Ted Harris: So yes, maybe I’ll take a first stab at that. Martin can chime in to add any color, that’s needed. First of all, we are really pleased with our ability to raise prices. That’s been a major focus for us for well over a year. And I think, that’s really it just shows the strength of our market positions that we’ve been able to buy and large offset the cost increases dollar-for-dollar at the expense, as you pointed out as our margin. Historically, we have seen an unfavourable margin lag as costs increase and we raise prices. And historically, we’ve seen a favourable margin lag if you will, as costs decrease. And there’s no reason to expect that won’t happen. We have certainly part of our customer base that is particularly in the Animal Nutrition world is based on contractual situations that have passed through raw material costs.
And so, we have a built-in negative lag when costs are going up, but we also have a built-in positive lag when costs are coming down. So, we do believe that we will see that as we’ve seen it in the past, and are very focused as a company on recapturing that margin. We’re again pleased that we’ve been able to raise prices as we have, and gross margin dollars have increased. But an important part of kind of economic profile, if you will, is our margin profile. And so, we’re determined to take what whatever steps we need to in order to gradually recover that margin to its historical levels.
Martin Bengtsson: And Lee, if I just add a comment or two, I would say, the dollar per-dollar pass-through has a — I mean, has a significant impact on that margin percentage for Q4. For example, it was approximately a 1.5% margin impact just from that dollar-per-dollar pass-through looking on a full-year basis, it’s over three, four percentage points in that pass-through math. And for us to see the margins go back to where we want them to be, and where we expect them to be, you do need to see some easing in the inflationary pressure, which hopefully we’ll see soon. You’re starting to see it, and you’re experiencing already on the chemical side where we’re seeing costs coming down sequentially, but you’re actually still seeing sequentially inflation on the food commodity side.
So, net, net overall for our portfolio, if we look at it sequentially kind of Q4 versus a Q3 there’s no easing yet in terms of the cost picture.
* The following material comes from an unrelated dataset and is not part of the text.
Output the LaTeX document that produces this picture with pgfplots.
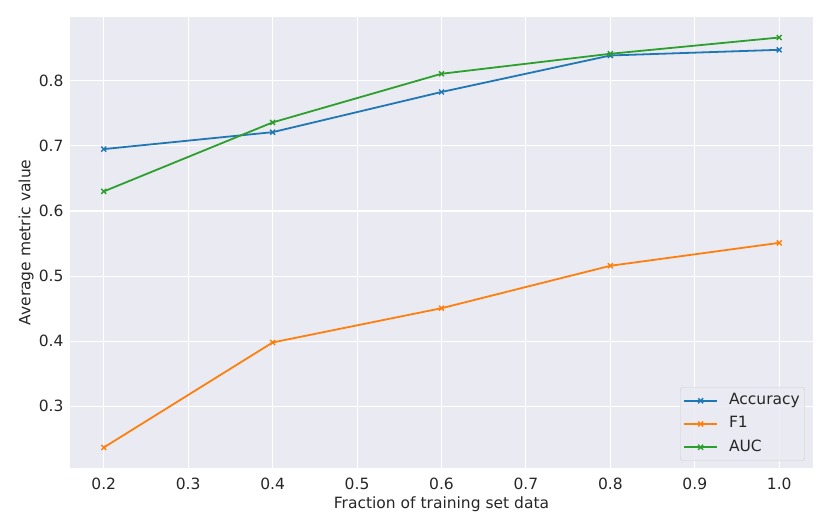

And obviously, on a year-over-year basis still significantly up. But the food commodities tend to lag sort of to the chemicals with some delays. So, the fact that the chemicals are coming down should hopefully, mean that the food commodities will also over a period of time here start easing off, and that will help our margins for sure.
Lee Jagoda: Appreciate all the colour. I’ll hop back in the queue.
Operator: Our next question is coming from the line of Ram Selvaraju with H.C. Wainwright. Please proceed with your questions.
Ram Selvaraju: Thanks so much for taking my questions. Just a couple for you, Ted. Could you comment on VitaCholine’s positioning versus other choline based products in the market? And what you think is most likely to drive growth of this brand, particularly in light of the recent Cornell study findings? And secondly, could you give us a sense of what you think long-term directionality is and growth prospects are for the specialty products business, given the growth you saw in the most recently reported period? And then I just had one quick one for Martin. Given the lower than historical effective tax rate in the fourth quarter, is this the most likely appropriate baseline to use going forward? Or should we expect a reversion to what the historical effective tax rate has been? Thank you.